EXERCISE
Read the listing and extract each line that includes the word "page".

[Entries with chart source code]
####################

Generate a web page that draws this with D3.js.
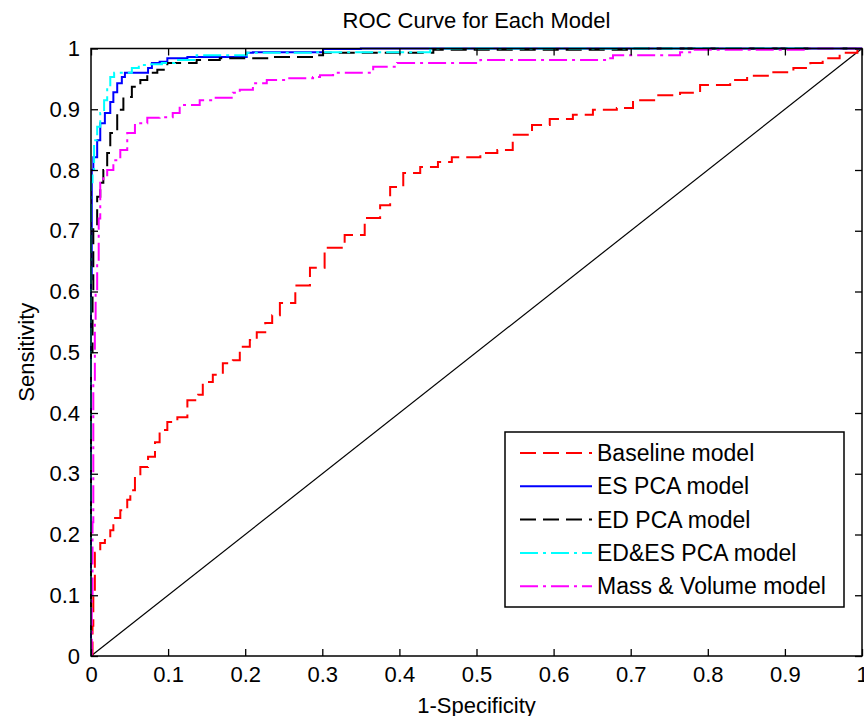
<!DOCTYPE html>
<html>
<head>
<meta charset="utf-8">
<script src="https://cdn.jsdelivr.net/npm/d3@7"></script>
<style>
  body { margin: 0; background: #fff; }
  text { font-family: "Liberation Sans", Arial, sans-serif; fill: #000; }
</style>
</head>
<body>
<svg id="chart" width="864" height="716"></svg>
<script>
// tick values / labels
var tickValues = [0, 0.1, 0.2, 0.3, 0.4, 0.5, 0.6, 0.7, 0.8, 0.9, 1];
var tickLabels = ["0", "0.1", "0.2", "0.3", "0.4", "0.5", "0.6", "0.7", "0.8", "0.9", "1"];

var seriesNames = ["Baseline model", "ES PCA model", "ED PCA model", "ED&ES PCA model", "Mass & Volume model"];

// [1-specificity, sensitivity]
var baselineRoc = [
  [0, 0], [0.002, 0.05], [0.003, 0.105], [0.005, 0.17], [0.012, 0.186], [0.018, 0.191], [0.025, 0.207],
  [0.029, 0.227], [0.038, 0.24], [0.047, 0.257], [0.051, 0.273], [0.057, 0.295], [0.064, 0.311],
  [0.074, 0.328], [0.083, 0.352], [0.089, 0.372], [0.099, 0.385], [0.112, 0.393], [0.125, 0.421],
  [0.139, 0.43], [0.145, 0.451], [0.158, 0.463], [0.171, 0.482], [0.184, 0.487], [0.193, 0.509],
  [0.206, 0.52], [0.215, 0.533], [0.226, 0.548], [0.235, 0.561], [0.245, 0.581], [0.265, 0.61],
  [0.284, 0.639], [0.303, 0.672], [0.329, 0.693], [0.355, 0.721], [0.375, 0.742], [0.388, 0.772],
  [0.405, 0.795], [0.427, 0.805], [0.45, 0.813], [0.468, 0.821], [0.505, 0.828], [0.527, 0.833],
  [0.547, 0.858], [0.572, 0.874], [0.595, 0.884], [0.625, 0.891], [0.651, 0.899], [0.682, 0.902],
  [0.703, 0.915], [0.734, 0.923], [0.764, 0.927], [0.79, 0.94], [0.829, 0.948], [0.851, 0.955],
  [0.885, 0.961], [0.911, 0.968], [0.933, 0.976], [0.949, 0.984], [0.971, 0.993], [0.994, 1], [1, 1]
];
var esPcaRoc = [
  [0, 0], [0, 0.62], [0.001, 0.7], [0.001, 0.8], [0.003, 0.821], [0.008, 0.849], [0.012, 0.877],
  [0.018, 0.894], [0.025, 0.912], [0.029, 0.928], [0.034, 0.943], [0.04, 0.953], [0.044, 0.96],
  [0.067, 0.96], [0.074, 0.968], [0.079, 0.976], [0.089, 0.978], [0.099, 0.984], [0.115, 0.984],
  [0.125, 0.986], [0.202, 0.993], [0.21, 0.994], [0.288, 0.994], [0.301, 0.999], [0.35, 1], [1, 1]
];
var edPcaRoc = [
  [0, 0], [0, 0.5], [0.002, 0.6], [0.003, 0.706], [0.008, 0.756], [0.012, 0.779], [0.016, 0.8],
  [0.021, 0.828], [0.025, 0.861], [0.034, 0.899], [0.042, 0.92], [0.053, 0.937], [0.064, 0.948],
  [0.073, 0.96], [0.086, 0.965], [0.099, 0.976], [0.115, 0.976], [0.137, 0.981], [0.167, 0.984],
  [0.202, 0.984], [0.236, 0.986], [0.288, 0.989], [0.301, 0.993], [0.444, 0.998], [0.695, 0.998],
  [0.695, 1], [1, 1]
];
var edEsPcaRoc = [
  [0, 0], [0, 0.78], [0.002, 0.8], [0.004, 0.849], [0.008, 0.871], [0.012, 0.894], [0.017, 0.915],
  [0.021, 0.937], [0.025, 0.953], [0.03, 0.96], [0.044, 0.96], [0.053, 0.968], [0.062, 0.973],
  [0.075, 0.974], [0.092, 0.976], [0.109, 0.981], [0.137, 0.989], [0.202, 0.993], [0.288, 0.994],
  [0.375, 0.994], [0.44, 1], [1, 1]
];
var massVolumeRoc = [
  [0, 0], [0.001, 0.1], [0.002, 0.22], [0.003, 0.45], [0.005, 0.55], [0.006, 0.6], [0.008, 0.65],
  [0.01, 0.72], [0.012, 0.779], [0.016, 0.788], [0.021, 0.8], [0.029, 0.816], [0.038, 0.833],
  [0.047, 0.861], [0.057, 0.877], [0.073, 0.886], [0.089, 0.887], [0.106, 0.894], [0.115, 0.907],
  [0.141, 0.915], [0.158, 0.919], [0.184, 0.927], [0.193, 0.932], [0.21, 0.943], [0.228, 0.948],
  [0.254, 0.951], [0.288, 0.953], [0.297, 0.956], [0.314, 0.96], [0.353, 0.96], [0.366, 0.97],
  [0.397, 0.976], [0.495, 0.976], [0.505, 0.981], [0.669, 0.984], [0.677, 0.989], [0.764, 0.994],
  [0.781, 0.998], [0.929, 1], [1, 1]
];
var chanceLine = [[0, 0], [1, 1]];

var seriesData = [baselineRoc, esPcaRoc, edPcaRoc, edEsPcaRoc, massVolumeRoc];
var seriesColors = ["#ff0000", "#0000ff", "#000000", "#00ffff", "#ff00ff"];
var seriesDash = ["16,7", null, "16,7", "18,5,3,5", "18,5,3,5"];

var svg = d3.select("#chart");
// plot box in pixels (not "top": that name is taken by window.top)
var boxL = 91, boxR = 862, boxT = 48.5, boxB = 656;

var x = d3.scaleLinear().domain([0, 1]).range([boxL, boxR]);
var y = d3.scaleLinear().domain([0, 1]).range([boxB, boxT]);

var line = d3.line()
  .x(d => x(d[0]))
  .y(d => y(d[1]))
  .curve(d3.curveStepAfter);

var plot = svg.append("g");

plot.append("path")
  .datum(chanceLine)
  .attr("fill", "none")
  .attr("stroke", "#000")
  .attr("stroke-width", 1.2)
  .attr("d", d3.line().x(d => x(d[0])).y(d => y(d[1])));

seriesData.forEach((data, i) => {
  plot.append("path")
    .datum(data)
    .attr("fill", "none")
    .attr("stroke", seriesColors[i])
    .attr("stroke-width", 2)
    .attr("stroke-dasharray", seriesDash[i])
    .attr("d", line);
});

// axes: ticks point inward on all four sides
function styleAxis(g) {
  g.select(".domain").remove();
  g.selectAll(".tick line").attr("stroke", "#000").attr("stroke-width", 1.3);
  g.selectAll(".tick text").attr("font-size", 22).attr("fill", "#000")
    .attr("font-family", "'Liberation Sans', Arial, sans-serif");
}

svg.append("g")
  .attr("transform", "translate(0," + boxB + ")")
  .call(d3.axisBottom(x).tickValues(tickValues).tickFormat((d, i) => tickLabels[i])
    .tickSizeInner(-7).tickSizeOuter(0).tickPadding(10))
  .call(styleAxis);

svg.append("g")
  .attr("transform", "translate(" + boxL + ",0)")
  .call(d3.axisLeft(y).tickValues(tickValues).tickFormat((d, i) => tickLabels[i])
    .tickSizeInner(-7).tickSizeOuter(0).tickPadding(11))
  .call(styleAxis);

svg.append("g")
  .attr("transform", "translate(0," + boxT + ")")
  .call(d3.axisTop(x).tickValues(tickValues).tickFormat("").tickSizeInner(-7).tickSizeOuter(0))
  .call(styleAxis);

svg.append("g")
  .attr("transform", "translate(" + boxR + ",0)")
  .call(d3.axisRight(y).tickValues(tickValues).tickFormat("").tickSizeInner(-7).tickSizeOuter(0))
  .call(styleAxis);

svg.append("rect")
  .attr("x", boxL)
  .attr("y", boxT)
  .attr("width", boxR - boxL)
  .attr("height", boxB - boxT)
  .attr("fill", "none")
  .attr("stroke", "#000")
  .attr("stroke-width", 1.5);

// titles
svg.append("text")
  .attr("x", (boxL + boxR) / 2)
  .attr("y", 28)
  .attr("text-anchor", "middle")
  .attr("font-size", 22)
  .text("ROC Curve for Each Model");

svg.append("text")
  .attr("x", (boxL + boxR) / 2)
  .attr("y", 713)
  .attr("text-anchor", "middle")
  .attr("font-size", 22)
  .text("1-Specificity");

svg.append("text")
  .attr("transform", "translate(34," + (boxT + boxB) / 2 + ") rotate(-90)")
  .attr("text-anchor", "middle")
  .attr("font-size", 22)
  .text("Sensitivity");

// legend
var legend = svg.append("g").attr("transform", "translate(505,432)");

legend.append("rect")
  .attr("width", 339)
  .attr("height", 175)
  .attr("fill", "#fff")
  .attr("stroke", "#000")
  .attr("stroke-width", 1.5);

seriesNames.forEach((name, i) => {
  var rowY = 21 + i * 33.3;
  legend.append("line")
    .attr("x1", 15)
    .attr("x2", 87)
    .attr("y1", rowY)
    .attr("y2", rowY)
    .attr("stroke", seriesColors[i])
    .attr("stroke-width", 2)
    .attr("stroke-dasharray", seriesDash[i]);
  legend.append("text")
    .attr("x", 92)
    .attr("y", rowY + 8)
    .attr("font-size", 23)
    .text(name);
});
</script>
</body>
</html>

####################

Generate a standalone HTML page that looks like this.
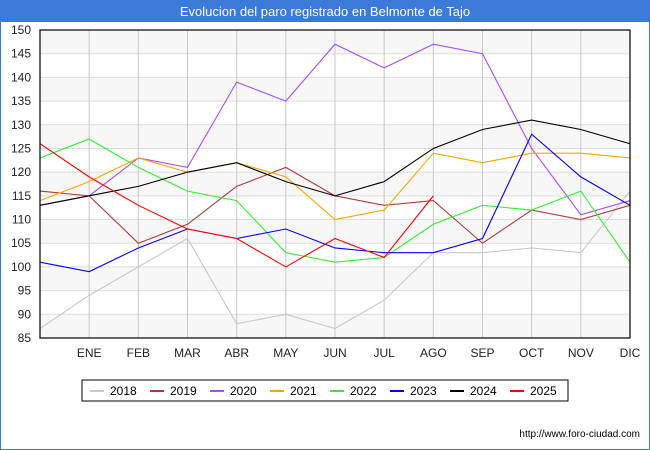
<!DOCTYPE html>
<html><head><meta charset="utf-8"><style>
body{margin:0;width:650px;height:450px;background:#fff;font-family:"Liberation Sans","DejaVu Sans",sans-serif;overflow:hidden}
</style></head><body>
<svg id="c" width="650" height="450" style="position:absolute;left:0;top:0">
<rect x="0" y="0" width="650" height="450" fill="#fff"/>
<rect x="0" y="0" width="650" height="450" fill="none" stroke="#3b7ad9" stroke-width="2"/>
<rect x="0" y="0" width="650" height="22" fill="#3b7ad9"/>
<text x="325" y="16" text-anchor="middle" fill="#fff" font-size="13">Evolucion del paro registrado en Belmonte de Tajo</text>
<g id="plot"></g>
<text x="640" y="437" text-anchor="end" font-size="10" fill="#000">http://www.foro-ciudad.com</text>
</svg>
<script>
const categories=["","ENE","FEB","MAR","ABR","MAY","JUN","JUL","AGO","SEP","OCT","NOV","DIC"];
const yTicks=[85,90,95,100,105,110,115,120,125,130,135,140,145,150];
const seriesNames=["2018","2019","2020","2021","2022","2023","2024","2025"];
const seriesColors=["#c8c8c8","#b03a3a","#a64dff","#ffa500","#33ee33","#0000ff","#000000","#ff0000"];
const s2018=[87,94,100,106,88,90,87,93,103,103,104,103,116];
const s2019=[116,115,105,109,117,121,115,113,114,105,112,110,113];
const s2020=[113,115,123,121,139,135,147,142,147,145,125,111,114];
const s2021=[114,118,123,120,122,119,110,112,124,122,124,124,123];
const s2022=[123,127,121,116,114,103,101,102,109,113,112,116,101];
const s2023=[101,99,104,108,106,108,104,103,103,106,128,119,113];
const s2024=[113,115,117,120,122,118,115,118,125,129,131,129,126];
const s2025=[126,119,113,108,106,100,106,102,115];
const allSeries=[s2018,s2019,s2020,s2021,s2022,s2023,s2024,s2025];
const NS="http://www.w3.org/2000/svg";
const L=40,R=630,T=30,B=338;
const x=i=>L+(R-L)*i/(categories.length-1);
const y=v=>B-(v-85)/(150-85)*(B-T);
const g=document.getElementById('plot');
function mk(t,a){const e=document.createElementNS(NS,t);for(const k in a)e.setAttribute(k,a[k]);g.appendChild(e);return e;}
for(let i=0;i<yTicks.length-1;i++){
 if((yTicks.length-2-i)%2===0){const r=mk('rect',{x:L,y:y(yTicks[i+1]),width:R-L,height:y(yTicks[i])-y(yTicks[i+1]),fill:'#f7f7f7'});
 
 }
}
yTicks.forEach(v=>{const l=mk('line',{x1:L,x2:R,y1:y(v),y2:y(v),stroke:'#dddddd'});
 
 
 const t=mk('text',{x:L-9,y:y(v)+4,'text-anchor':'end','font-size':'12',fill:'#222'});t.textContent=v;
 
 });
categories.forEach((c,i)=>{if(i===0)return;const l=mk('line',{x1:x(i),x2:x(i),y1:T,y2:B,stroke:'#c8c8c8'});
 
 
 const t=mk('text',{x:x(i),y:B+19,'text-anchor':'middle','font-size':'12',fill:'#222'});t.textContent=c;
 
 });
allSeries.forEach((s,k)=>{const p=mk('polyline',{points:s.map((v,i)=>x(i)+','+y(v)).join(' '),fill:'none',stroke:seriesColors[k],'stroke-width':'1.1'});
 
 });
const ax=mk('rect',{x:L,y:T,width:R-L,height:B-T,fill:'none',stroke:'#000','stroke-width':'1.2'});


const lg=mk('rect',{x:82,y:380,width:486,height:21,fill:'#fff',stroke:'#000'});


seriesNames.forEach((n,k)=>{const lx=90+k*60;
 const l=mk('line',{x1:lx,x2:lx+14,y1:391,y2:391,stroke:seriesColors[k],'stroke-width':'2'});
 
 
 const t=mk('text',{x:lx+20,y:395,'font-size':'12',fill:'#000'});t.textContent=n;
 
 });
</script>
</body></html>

####################

FINAL RESULT
Generate a web page that draws this with D3.js.
Generate a standalone HTML page that looks like this.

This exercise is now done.